#### Written request
Starting at the first line of the data, print each line verbatim up to and including the line bearing "return 1 - y / H", omitting pictures.
· · · · · · ·
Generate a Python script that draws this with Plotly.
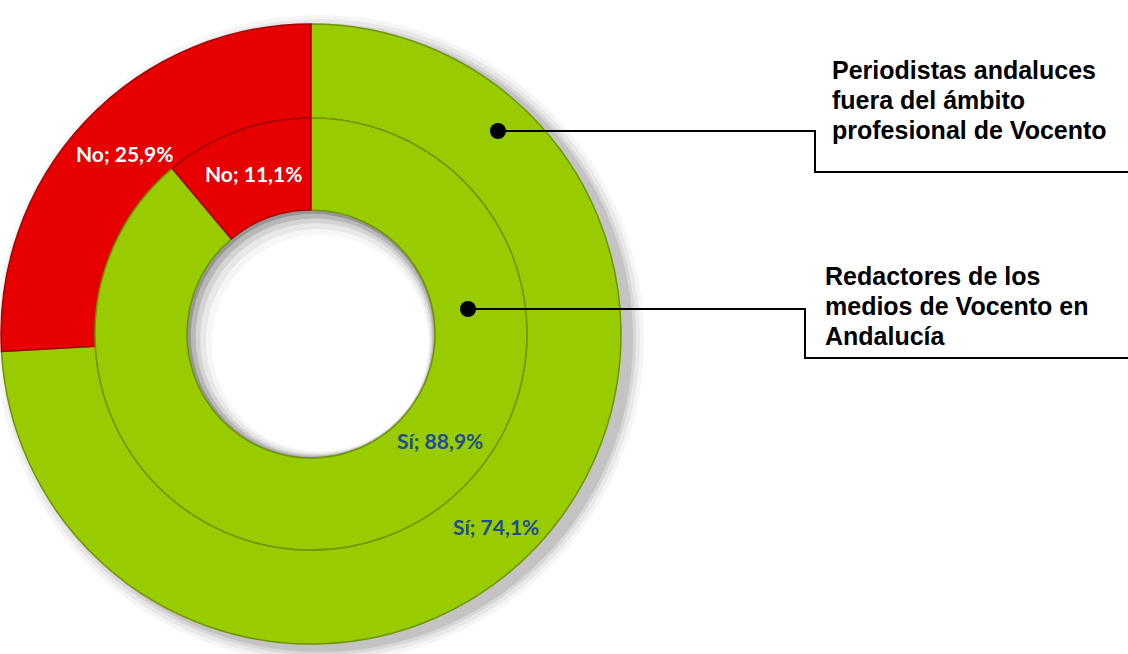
import plotly.graph_objects as go

# ---------------- data ----------------
categories = ["Sí", "No"]
outer_values = [74.1, 25.9]   # Periodistas andaluces fuera del ámbito profesional de Vocento
inner_values = [88.9, 11.1]   # Redactores de los medios de Vocento en Andalucía
outer_name = ["Periodistas andaluces", "fuera del ámbito", "profesional de Vocento"]
inner_name = ["Redactores de los", "medios de Vocento en", "Andalucía"]

# ---------------- layout constants (pixels) ----------------
W, H = 1128, 654
CX, CY = 311, 334          # ring centre
R_OUT, R_MID, R_HOLE = 310, 216, 124
slice_colors = ["#99CC00", "#E60000"]
edge_colors = ["#6F9400", "#A80000"]
label_colors = {"Sí": "#1F4E8F", "No": "#FFFFFF"}


def px(x):
    return x / W


def py(y):
    return 1 - y / H


def dom(r):
    return dict(x=[px(CX - r), px(CX + r)], y=[py(CY + r), py(CY - r)])


fig = go.Figure()

fig.add_trace(go.Pie(
    labels=categories, values=outer_values, hole=R_MID / R_OUT,
    domain=dom(R_OUT), sort=False, direction="clockwise", rotation=0,
    marker=dict(colors=slice_colors, line=dict(color=edge_colors, width=1.5)),
    textinfo="none", hoverinfo="label+value", showlegend=False,
    name="Periodistas andaluces fuera del ámbito profesional de Vocento",
))
fig.add_trace(go.Pie(
    labels=categories, values=inner_values, hole=R_HOLE / R_MID,
    domain=dom(R_MID), sort=False, direction="clockwise", rotation=0,
    marker=dict(colors=slice_colors, line=dict(color=edge_colors, width=1.5)),
    textinfo="none", hoverinfo="label+value", showlegend=False,
    name="Redactores de los medios de Vocento en Andalucía",
))

shapes = []
# soft drop shadow of the whole ring (right / lower side)
for dr, op in [(14, 0.04), (10, 0.05), (6, 0.07), (3, 0.09)]:
    r = R_OUT + dr
    ox, oy = 9, 5
    shapes.append(dict(type="circle", xref="paper", yref="paper", layer="below",
                       x0=px(CX + ox - r), x1=px(CX + ox + r),
                       y0=py(CY + oy + r), y1=py(CY + oy - r),
                       fillcolor=f"rgba(0,0,0,{op})", line=dict(width=0)))
# inner shadow inside the hole
shapes.append(dict(type="circle", xref="paper", yref="paper", layer="below",
                   x0=px(CX - R_HOLE), x1=px(CX + R_HOLE),
                   y0=py(CY + R_HOLE), y1=py(CY - R_HOLE),
                   fillcolor="rgba(150,150,150,1)", line=dict(width=0)))
for dr, col in [(4, "#b8b8b8"), (9, "#d4d4d4"), (14, "#e8e8e8"), (20, "#f6f6f6"), (26, "#ffffff")]:
    r = R_HOLE - dr * 0.6
    ox, oy = dr * 0.35, dr * 0.35
    shapes.append(dict(type="circle", xref="paper", yref="paper", layer="below",
                       x0=px(CX + ox - r), x1=px(CX + ox + r),
                       y0=py(CY + oy + r), y1=py(CY + oy - r),
                       fillcolor=col, line=dict(width=0)))

# callout connectors
callouts = [
    dict(dot=(498, 131), bend_x=815, end_y=172),
    dict(dot=(468, 309), bend_x=805, end_y=358),
]
for c in callouts:
    dx, dy = c["dot"]
    path = (f"M {px(dx)},{py(dy)} L {px(c['bend_x'])},{py(dy)} "
            f"L {px(c['bend_x'])},{py(c['end_y'])} L 1,{py(c['end_y'])}")
    shapes.append(dict(type="path", xref="paper", yref="paper", path=path,
                       line=dict(color="black", width=2)))
    shapes.append(dict(type="circle", xref="paper", yref="paper",
                       x0=px(dx - 8), x1=px(dx + 8), y0=py(dy + 8), y1=py(dy - 8),
                       fillcolor="black", line=dict(width=0)))

annotations = []


def fmt(cat, v):
    return f"{cat}; {v:.1f}%".replace(".", ",")


# data label positions (pixel centres), outer then inner, in category order
outer_label_pos = [(496, 526), (124, 153)]
inner_label_pos = [(440, 441), (253, 174)]
for vals, poss in [(outer_values, outer_label_pos), (inner_values, inner_label_pos)]:
    for cat, v, (lx, ly) in zip(categories, vals, poss):
        annotations.append(dict(
            x=px(lx), y=py(ly), xref="paper", yref="paper", showarrow=False,
            text=f"<b>{fmt(cat, v)}</b>", xanchor="center", yanchor="middle",
            font=dict(family="Lato, 'Open Sans', sans-serif", size=21,
                      color=label_colors[cat])))

# series names next to callouts
for lines, x0, ys in [(outer_name, 830, [70, 100, 130]), (inner_name, 823, [276, 306, 336])]:
    for t, yy in zip(lines, ys):
        annotations.append(dict(
            x=px(x0), y=py(yy), xref="paper", yref="paper", showarrow=False,
            text=f"<b>{t}</b>", xanchor="left", yanchor="middle",
            font=dict(family="Liberation Sans, Arial, sans-serif", size=25, color="black")))

fig.update_layout(
    width=W, height=H, margin=dict(l=0, r=0, t=0, b=0),
    paper_bgcolor="white", plot_bgcolor="white",
    shapes=shapes, annotations=annotations, showlegend=False,
)

fig.write_html("out.html")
· · · · · · ·
#### Written answer
Generate a Python script that draws this with Plotly.
import plotly.graph_objects as go

# ---------------- data ----------------
categories = ["Sí", "No"]
outer_values = [74.1, 25.9]   # Periodistas andaluces fuera del ámbito profesional de Vocento
inner_values = [88.9, 11.1]   # Redactores de los medios de Vocento en Andalucía
outer_name = ["Periodistas andaluces", "fuera del ámbito", "profesional de Vocento"]
inner_name = ["Redactores de los", "medios de Vocento en", "Andalucía"]

# ---------------- layout constants (pixels) ----------------
W, H = 1128, 654
CX, CY = 311, 334          # ring centre
R_OUT, R_MID, R_HOLE = 310, 216, 124
slice_colors = ["#99CC00", "#E60000"]
edge_colors = ["#6F9400", "#A80000"]
label_colors = {"Sí": "#1F4E8F", "No": "#FFFFFF"}


def px(x):
    return x / W


def py(y):
    return 1 - y / H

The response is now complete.